I have a few rituals every time I go home – I walk up to the top of our hill (about 40 minutes straight up), I drive around the island and stop in Haleiwa to visit my cousins, I go over to Kailua and body surf or swim at the beach with my friend Teresa and her son and I go to the far end of Kapiolani Park and walk the boardwalk that is getting even more precarious with time that is propped on the edge of the water by the Gold Coast near Sans Souci beach.  Driving around the island is gorgeous, but always a giant pain in the ass.  This time I had some friends visiting from Seattle and New York, so I was kind of on hyper mainland adrenaline anyway, so when the min van in front of me started going 20 mph in the 35 mph speed zone, I actually passed them on a corner in Hauula which is incredibly dangerous, but I was close to going insane.  I almost got in a fight at the park because cars were just idling waiting for someone to leave so they could park and I had the audacity to try to pull around them because I was actually planning to drive my car somewhere.  A pickup cut me off (so I could wait until the 5 cars ahead of me parked?) and my friend from NY flipped them off.  I told him, “Do NOT flip anyone off here.  I am probably related to them and if I am not, they are going to kick my ass”.  There was undeniable proof of the phenomenon I call the “Hawaiian break check” which is the tendency of people driving on H1 (the Interstate - tee hee!) to randomly slam on their breaks for no apparent reason.  It is endearing.  Not really. 

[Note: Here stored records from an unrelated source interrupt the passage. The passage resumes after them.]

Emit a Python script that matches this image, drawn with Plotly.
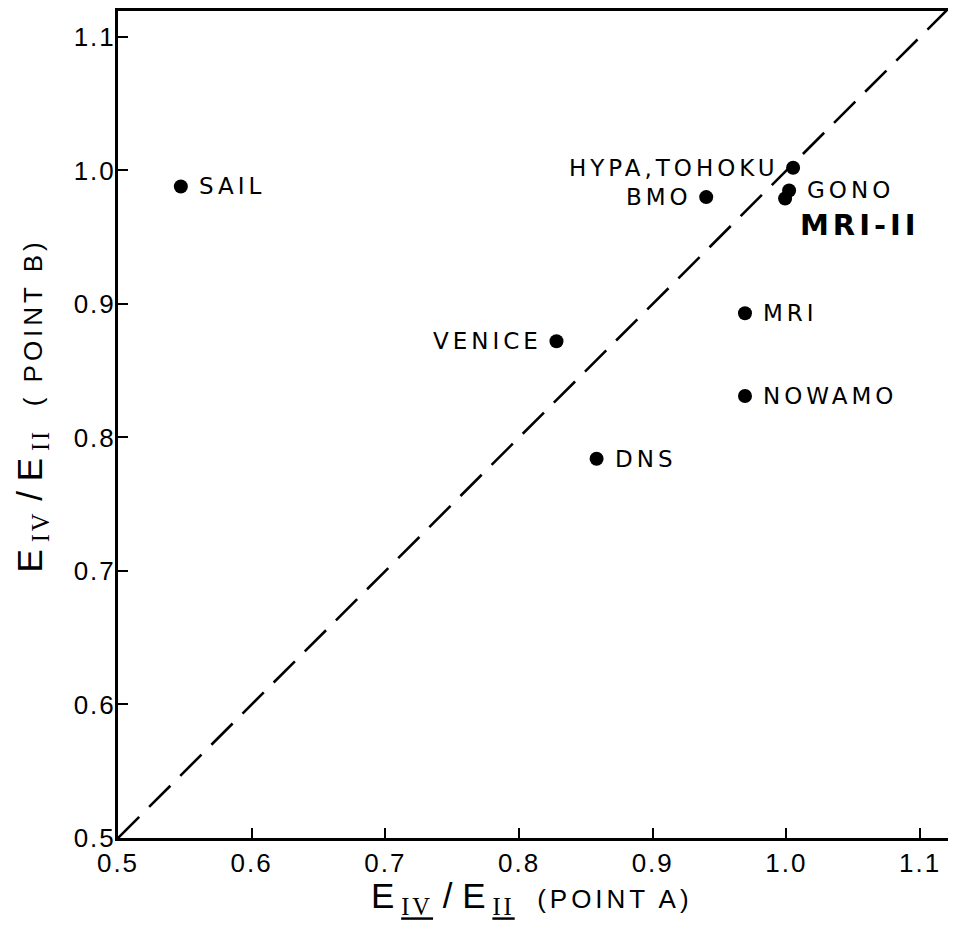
import plotly.graph_objects as go

# Data
labels = ["SAIL", "HYPA,TOHOKU", "GONO", "MRI-II", "BMO", "MRI", "NOWAMO", "VENICE", "DNS"]
point_a = [0.547, 1.005, 1.002, 0.999, 0.940, 0.969, 0.969, 0.828, 0.858]
point_b = [0.988, 1.002, 0.985, 0.979, 0.980, 0.893, 0.831, 0.872, 0.784]
tick_values = [0.5, 0.6, 0.7, 0.8, 0.9, 1.0, 1.1]
tick_labels = ["0.5", "0.6", "0.7", "0.8", "0.9", "1.0", "1.1"]
diag = [0.5, 1.13]

# label side per point (style)
label_side = ["right", "left", "right", "below", "left", "right", "right", "left", "right"]

SP = "<span style='letter-spacing:4px'>{}</span>"
ROMAN = "<span style='font-family:Liberation Serif;letter-spacing:3px'>{}</span>"

fig = go.Figure()

fig.add_trace(go.Scatter(
    x=diag, y=diag, mode="lines",
    line=dict(color="black", width=2.6, dash="30px,14px"),
    hoverinfo="skip", showlegend=False,
))

fig.add_trace(go.Scatter(
    x=point_a, y=point_b, mode="markers",
    marker=dict(color="black", size=14),
    showlegend=False,
))

label_font = dict(family="DejaVu Sans", size=23, color="black")
for lab, xa, yb, side in zip(labels, point_a, point_b, label_side):
    if side == "right":
        fig.add_annotation(x=xa, y=yb, text=SP.format(lab), showarrow=False,
                           xanchor="left", yanchor="middle", xshift=16, font=label_font)
    elif side == "left":
        fig.add_annotation(x=xa, y=yb, text=SP.format(lab), showarrow=False,
                           xanchor="right", yanchor="middle", xshift=-12, font=label_font)
    else:
        fig.add_annotation(x=xa, y=yb, text="<b>" + SP.format(lab) + "</b>", showarrow=False,
                           xanchor="left", yanchor="middle", xshift=13, yshift=-27,
                           font=dict(family="DejaVu Sans", size=29, color="black"))

axis_common = dict(
    tickmode="array", tickvals=tick_values,
    ticktext=["<span style='letter-spacing:2px'>" + t + "</span>" for t in tick_labels],
    ticks="inside", ticklen=10, tickwidth=2, tickcolor="black",
    showline=True, linecolor="black", linewidth=3, mirror=True,
    showgrid=False, zeroline=False,
    tickfont=dict(family="Liberation Sans", size=26, color="black"),
)

fig.update_xaxes(range=[0.5, 1.1246], ticklabelstandoff=0, **axis_common)
fig.update_yaxes(range=[0.5, 1.1194], ticklabelstandoff=-6, **axis_common)

# axis titles
fig.add_annotation(
    xref="paper", yref="paper", x=0.496, y=0, yshift=-60,
    text="E<sub> <u>" + ROMAN.format("IV") + "</u></sub> / E<sub> <u>" + ROMAN.format("II") + "</u></sub>"
         "<span style='font-size:26px;letter-spacing:4px'>  (POINT A)</span>",
    showarrow=False, xanchor="center", yanchor="middle",
    font=dict(family="Liberation Sans", size=35, color="black"),
)
fig.add_annotation(
    xref="paper", yref="paper", x=0, y=0.523, xshift=-86,
    text="E<sub> " + ROMAN.format("IV") + "</sub> / E<sub> " + ROMAN.format("II") + "</sub>"
         "<span style='font-size:26px;letter-spacing:4px'>  ( POINT B)</span>",
    showarrow=False, xanchor="center", yanchor="middle", textangle=-90,
    font=dict(family="Liberation Sans", size=35, color="black"),
)

fig.update_layout(
    width=948, height=921,
    margin=dict(l=110, r=1, t=0, b=91),
    paper_bgcolor="white", plot_bgcolor="white",
    showlegend=False,
)

fig.write_html("out.html")
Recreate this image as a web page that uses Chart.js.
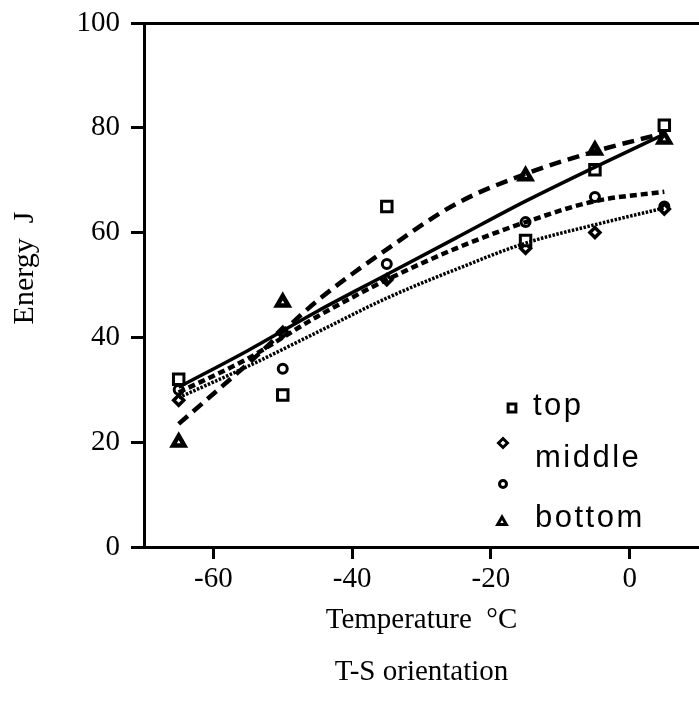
<!DOCTYPE html>
<html>
<head>
<meta charset="utf-8">
<script src="https://cdn.jsdelivr.net/npm/chart.js@4.4.0/dist/chart.umd.min.js"></script>
<style>
  html, body { margin: 0; padding: 0; background: #fff; }
  #wrap { width: 699px; height: 704px; }
</style>
</head>
<body>
<div id="wrap"><canvas id="energyChart" width="699" height="704"></canvas></div>
<script>
// test temperatures, deg C
const temps = [-65, -50, -35, -15, -5, 5];
// impact energy (J) by specimen position
const topVals    = [32, 29, 65, 58.5, 72, 80.5];
const middleVals = [28, 41, 51, 57, 60, 64.5];
const circleVals = [30, 34, 54, 62, 66.8, 65];
const bottomVals = [20, 46.7, null, 70.8, 75.7, 77.8];

// fitted curves
const fitTemps  = [-65, -55, -45, -35, -25, -15, -5, 5];
const fitTop    = [30.5, 37.5, 45, 52, 59, 66, 72.5, 78.8];
const fitBottom = [23.5, 35, 47, 56.8, 65.5, 71.2, 75.5, 79];
const fitCircle = [29.5, 36, 44, 51, 57, 62, 66, 67.8];
const fitMiddle = [28.5, 34.5, 41, 47.5, 53, 58, 61.5, 64.7];

const xTicks = [-60, -40, -20, 0];
const yTicks = [0, 20, 40, 60, 80, 100];

function pts(xs, ys) {
    return xs.map((x, i) => ({ x: x, y: ys[i] }));
}

const serif = 'Liberation Serif';

// y title + the little key inside the plot
const extras = {
    id: 'extras',
    afterDraw(chart) {
        const ctx = chart.ctx;
        ctx.save();
        ctx.fillStyle = '#000';
        ctx.strokeStyle = '#000';

        ctx.save();
        ctx.translate(25, 268);
        ctx.rotate(-Math.PI / 2);
        ctx.font = '30px "' + serif + '"';
        ctx.textAlign = 'center';
        ctx.textBaseline = 'middle';
        ctx.fillText('Energy  J', 0, 0);
        ctx.restore();

        const marks = [
            { pointStyle: 'rect', radius: 5.5, x: 512, y: 408 },
            { pointStyle: 'rectRot', radius: 4.5, x: 503, y: 443 },
            { pointStyle: 'circle', radius: 3.5, x: 503, y: 484 },
            { pointStyle: 'triangle', radius: 5, x: 502, y: 522 }
        ];
        marks.forEach(m => {
            ctx.fillStyle = '#fff';
            ctx.lineWidth = 3;
            Chart.helpers.drawPoint(ctx, { pointStyle: m.pointStyle, radius: m.radius, borderWidth: 3, rotation: 0 }, m.x, m.y);
        });

        ctx.fillStyle = '#000';
        ctx.font = '31px "Liberation Sans"';
        ctx.textAlign = 'left';
        ctx.textBaseline = 'alphabetic';
        ctx.letterSpacing = '2.5px';
        ctx.fillText('top', 533, 415);
        ctx.fillText('middle', 535, 467);
        ctx.fillText('bottom', 535, 527);
        ctx.restore();
    }
};

var ctx = document.getElementById('energyChart').getContext('2d');
var chart = new Chart(ctx, {
    type: 'scatter',
    data: {
        datasets: [
            {
                label: 'top fit',
                data: pts(fitTemps, fitTop),
                showLine: true,
                borderColor: '#000',
                borderWidth: 3.5,
                pointRadius: 0,
                cubicInterpolationMode: 'monotone'
            },
            {
                label: 'bottom fit',
                data: pts(fitTemps, fitBottom),
                showLine: true,
                borderColor: '#000',
                borderWidth: 4.5,
                borderDash: [12, 7],
                pointRadius: 0,
                cubicInterpolationMode: 'monotone'
            },
            {
                label: 'circle fit',
                data: pts(fitTemps, fitCircle),
                showLine: true,
                borderColor: '#000',
                borderWidth: 4.5,
                borderDash: [7, 4],
                pointRadius: 0,
                cubicInterpolationMode: 'monotone'
            },
            {
                label: 'middle fit',
                data: pts(fitTemps, fitMiddle),
                showLine: true,
                borderColor: '#000',
                borderWidth: 3.5,
                borderDash: [2.5, 1.5],
                pointRadius: 0,
                cubicInterpolationMode: 'monotone'
            },
            {
                label: 'top',
                data: pts(temps, topVals),
                pointStyle: 'rect',
                pointRadius: 7.4,
                borderWidth: 3,
                borderColor: '#000',
                backgroundColor: '#fff'
            },
            {
                label: 'middle',
                data: pts(temps, middleVals),
                pointStyle: 'rectRot',
                pointRadius: 5,
                borderWidth: 3.5,
                borderColor: '#000',
                backgroundColor: '#fff'
            },
            {
                label: 'circle',
                data: pts(temps, circleVals),
                pointStyle: 'circle',
                pointRadius: 4.5,
                borderWidth: 3,
                borderColor: '#000',
                backgroundColor: '#fff'
            },
            {
                label: 'bottom',
                data: pts(temps, bottomVals),
                pointStyle: 'triangle',
                pointRadius: 6.5,
                borderWidth: 4.5,
                borderColor: '#000',
                backgroundColor: '#fff'
            }
        ]
    },
    options: {
        responsive: false,
        animation: false,
        layout: { autoPadding: false, padding: { top: 23, right: 0, left: 0, bottom: 0 } },
        plugins: {
            legend: { display: false },
            tooltip: { enabled: false }
        },
        scales: {
            x: {
                type: 'linear',
                min: -70,
                max: 10,
                afterBuildTicks: function (scale) {
                    scale.ticks = xTicks.map(v => ({ value: v }));
                },
                afterFit: function (scale) {
                    scale.height = 157;
                    scale.paddingLeft = 0;
                    scale.paddingRight = 0;
                },
                border: { color: '#000', width: 3 },
                grid: {
                    drawOnChartArea: false,
                    tickLength: 12,
                    tickWidth: 3,
                    tickColor: '#000'
                },
                ticks: {
                    color: '#000',
                    padding: 3,
                    font: { family: serif, size: 29 }
                },
                title: {
                    display: true,
                    text: ['Temperature  \u00B0C', 'T-S orientation'],
                    color: '#000',
                    font: { family: serif, size: 29, lineHeight: '52px' },
                    padding: { top: 0, bottom: 6 }
                }
            },
            y: {
                min: 0,
                max: 100,
                afterBuildTicks: function (scale) {
                    scale.ticks = yTicks.map(v => ({ value: v }));
                },
                afterFit: function (scale) {
                    scale.width = 144;
                    scale.paddingTop = 0;
                    scale.paddingBottom = 0;
                },
                border: { color: '#000', width: 3 },
                grid: {
                    color: function (c) {
                        return c.tick && c.tick.value === 100 ? '#000' : 'rgba(0,0,0,0)';
                    },
                    lineWidth: 3,
                    tickLength: 13,
                    tickWidth: 3,
                    tickColor: '#000'
                },
                ticks: {
                    color: '#000',
                    padding: 11,
                    font: { family: serif, size: 29 }
                }
            }
        }
    },
    plugins: [extras]
});
</script>
</body>
</html>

The other thing is that I generally stay with my family.  They can’t seem to fathom, after 27 years of being a vegetarian, what on earth I am going to eat.  They usually get really obsessed with it and start calling me the week prior asking me if there are special things they should pick up.  When we go to restaurants, my dad always looks over the menu and reads me the things that might be vegetarian.  As much as I appreciate it, I am 41 years old and not a scrawny elfin woman – I believe I can figure out what to eat.  We nearly had a fight over what to get on a pizza when my step brother and his family came over.  After about 30 minutes of going over what toppings to get, I finally screamed, “I don’t fucking care, I will just pull the meat off, but I don’t want to discuss pizza toppings anymore – this isn’t hard!”  They also seem to think that since I work in biotech, I am a computer help desk person.  I actually do employment and immigration law, but am fairly handy technically.  It is usually because they can’t recall where they stashed their photos from their last trip to South Dakota or Ohio. 

Did I mention Ohio?  Not yet?  Really?  Because I looked at the photos from their trip three times.  Every time someone new would come over, they would run the slide show again.  Some of the pictures were nice, but they were generally of places they had eaten or a bridge or something.  Once was fine, but after the third viewing, I kind of wanted to jump off the lanai and take my chances on the rocks below the house. 

I do love going home, though.  The food is amazing – in just one walk up the hill I found mountain apple, mangos, lychee, strawberry guava – all fallen to the ground and some edible – squished and fermenting like a bad batch of spotee.   Three days in a row I had kim chee fried rice and papaya and li hing pineapple for breakfast.  It is a surprisingly yummy combination.  This time, four days wasn’t enough and I didn’t get to have any haupia or long rice.  In the cab home last night, I was answering emails on my phone and I kept expecting the car to start heading right, up the hill, to my house in Honolulu.  Every time I looked up, it was just flat, wet I5. 

There are, however, no roaches at my house in Seattle.  And cats.  Lots and lots of cats.  It is good to be home.